Following is the code that generates the figures for the METABRIC RRBS paper. The code is splitted to jupyter notebooks that can be found at: https://github.com/tanaylab/metabric_rrbs

1.1 Run the notebooks

Due to the size of the METABRIC-RRBS dataset (~2.2TB full, 55GB pileup alone), we generated a few smaller processed files to help reproduce the analysis. Even this bundle is quite large (~50GB), and you can download it from:

https://metabric-rrbs.s3.eu-west-1.amazonaws.com/analysis_files.tar.gz

The above file contains a folder named db and a folder named data. Please copy them to the main folder before running the notebooks.

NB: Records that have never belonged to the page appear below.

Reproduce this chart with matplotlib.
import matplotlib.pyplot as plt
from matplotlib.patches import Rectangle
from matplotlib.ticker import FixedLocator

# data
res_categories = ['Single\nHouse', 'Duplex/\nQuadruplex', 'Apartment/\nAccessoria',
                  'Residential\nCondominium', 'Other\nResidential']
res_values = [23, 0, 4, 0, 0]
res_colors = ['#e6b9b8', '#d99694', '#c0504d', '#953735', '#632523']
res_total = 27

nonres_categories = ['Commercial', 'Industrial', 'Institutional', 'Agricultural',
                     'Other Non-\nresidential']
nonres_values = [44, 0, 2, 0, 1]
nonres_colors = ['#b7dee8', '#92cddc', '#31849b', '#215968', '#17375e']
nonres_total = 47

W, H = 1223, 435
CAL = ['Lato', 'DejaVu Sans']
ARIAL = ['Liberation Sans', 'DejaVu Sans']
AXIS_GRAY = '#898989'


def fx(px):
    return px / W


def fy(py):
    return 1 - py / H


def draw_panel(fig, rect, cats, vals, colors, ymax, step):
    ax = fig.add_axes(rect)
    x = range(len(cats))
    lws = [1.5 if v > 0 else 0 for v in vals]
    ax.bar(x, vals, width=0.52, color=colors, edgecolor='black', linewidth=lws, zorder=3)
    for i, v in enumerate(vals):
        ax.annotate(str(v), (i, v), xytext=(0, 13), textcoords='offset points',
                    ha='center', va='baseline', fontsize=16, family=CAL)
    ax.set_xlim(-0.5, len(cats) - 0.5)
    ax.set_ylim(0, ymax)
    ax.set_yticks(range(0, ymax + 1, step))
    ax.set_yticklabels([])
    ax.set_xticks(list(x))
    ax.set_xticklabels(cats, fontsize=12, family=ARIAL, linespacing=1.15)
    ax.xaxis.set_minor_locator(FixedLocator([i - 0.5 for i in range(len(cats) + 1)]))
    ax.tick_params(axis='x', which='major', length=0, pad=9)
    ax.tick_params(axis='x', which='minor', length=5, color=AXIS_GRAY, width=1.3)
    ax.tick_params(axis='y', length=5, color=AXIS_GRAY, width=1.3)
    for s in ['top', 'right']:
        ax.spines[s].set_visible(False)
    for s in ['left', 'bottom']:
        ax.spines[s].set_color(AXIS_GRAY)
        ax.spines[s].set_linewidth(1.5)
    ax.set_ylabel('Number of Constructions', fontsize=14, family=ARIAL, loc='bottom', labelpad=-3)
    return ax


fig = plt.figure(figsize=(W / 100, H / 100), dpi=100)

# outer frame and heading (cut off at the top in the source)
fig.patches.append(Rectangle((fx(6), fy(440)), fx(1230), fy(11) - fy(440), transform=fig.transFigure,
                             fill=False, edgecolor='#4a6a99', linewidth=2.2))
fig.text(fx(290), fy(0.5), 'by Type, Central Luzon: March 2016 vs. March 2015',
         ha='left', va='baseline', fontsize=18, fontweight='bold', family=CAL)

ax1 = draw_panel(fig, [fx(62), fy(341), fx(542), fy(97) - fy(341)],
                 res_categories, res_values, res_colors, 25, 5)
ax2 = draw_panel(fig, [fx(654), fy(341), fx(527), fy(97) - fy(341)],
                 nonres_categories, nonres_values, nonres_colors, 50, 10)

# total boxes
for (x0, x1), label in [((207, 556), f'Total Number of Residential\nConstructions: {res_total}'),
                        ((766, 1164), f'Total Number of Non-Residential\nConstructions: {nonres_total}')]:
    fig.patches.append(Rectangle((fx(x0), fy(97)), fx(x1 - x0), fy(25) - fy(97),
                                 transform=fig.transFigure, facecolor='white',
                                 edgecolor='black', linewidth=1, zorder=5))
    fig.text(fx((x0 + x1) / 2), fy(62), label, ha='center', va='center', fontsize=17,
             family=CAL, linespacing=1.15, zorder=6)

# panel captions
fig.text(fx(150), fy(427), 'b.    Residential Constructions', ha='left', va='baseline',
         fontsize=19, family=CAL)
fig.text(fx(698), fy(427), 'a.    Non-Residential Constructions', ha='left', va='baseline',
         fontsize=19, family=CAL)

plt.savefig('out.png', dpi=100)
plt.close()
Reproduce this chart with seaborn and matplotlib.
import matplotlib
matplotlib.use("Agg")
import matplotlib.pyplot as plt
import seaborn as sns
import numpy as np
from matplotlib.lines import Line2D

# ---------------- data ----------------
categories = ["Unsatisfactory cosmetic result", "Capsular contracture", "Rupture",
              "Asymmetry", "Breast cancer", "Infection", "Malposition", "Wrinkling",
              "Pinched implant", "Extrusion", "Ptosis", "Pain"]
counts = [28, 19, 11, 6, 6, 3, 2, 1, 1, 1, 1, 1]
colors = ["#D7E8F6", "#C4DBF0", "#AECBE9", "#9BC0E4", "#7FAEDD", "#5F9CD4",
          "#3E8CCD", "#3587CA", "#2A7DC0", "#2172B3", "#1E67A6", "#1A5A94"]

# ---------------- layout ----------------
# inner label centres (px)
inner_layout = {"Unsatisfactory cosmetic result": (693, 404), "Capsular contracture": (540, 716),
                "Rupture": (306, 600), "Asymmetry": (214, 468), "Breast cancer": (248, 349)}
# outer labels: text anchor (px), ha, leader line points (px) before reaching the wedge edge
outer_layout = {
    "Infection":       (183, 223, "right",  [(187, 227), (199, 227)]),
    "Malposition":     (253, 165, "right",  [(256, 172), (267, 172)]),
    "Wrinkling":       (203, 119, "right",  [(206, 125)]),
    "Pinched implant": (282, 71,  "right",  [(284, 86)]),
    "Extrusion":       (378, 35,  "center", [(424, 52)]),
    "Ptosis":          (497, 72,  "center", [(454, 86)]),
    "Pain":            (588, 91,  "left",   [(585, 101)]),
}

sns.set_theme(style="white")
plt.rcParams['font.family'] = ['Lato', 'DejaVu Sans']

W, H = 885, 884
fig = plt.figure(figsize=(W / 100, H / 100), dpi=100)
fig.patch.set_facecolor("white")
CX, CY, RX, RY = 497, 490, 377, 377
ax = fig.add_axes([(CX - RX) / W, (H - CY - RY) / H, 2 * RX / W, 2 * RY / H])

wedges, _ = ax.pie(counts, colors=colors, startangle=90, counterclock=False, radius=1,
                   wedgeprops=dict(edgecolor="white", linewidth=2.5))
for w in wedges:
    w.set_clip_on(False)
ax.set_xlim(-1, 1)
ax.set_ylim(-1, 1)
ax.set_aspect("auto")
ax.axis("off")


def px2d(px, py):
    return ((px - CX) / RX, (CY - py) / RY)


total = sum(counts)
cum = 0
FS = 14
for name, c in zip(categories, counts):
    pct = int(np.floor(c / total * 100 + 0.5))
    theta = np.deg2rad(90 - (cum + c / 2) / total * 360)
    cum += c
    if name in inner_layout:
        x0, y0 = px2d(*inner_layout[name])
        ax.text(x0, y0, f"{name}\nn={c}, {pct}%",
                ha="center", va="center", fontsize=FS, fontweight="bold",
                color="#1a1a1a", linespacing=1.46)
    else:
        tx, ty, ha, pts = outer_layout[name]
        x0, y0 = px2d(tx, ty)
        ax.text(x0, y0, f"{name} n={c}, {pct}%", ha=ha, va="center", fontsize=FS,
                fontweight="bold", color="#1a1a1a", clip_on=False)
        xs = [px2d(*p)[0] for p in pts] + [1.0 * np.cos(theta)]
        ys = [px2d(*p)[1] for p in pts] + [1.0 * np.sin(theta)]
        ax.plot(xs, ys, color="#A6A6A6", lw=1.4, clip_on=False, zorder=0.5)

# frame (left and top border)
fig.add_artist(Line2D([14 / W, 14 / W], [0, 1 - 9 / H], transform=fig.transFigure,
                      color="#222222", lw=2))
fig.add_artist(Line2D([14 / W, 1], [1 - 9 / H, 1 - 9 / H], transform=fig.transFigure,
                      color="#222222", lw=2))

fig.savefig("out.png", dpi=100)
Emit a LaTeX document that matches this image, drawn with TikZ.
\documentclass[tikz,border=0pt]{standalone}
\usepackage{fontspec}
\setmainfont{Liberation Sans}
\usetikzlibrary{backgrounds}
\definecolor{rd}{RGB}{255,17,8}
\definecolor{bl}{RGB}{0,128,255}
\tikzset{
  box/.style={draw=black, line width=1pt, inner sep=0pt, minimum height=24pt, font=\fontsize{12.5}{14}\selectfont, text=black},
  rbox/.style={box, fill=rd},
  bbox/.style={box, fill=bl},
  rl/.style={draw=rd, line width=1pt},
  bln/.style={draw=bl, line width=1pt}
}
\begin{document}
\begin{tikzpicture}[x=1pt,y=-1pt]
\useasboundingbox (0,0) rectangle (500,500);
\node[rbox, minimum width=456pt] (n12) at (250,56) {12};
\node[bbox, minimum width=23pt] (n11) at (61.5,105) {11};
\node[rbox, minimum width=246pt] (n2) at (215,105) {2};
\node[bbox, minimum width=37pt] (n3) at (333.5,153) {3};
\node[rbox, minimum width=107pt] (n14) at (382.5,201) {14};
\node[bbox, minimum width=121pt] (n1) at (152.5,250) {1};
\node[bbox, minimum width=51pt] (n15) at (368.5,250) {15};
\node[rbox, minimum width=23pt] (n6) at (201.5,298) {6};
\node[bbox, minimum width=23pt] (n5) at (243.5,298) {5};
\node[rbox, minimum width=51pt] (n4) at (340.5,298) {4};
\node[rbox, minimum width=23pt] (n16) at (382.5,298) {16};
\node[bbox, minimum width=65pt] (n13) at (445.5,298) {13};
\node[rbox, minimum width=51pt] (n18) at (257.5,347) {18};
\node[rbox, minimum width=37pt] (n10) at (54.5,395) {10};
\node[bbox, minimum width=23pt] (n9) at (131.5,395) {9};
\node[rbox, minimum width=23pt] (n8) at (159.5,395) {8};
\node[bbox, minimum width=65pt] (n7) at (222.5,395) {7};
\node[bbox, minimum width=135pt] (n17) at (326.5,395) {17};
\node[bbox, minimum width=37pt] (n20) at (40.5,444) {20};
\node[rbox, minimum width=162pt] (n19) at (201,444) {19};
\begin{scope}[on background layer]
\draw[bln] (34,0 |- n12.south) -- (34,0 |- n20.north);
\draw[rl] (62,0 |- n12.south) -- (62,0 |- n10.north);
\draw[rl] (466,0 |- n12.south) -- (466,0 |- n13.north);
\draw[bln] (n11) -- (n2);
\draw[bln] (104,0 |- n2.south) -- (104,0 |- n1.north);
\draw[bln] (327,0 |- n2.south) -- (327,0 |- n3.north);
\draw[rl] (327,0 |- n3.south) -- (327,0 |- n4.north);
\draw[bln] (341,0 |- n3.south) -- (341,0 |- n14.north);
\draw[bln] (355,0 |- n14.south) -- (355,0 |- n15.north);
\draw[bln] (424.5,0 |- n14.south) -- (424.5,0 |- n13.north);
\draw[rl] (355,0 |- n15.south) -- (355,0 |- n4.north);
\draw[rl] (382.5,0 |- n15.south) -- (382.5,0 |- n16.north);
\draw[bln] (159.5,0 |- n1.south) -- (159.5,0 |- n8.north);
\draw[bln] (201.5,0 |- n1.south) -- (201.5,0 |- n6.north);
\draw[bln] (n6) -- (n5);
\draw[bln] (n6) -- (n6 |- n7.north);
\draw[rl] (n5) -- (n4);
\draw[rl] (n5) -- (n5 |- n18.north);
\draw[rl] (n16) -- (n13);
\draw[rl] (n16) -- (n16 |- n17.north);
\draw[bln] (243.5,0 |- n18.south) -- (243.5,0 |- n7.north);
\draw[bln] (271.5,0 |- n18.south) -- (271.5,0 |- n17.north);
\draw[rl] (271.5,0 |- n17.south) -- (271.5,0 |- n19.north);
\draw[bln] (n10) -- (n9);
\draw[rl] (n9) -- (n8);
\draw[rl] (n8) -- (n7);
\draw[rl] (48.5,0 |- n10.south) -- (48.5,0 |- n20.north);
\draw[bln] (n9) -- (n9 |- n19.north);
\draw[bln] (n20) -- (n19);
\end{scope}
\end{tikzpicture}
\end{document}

See files.md for a description of these files and pipeline.Rmd for the code that generated them.

1.2 Dependencies

The initialization script (scripts/init.R) installs automatically the necessary R packages to run the notebooks.

1.3 Notebook order

It is recommended to run the notebooks in the following order:

  1. coverage-stats
  2. TME
  3. Epigenomic-scores
  4. Loss-clock
  5. epigenomic-instability
  6. CNA
  7. mutations
  8. survival
  9. cis
  10. dosage-compensation

Running in a different order might work for some of the notebooks, but it might fail for others due to dependencies to data that was generated in previous notebooks.

1.4 Find a specific figure

figures-key.md lists where each figure in the paper was generated.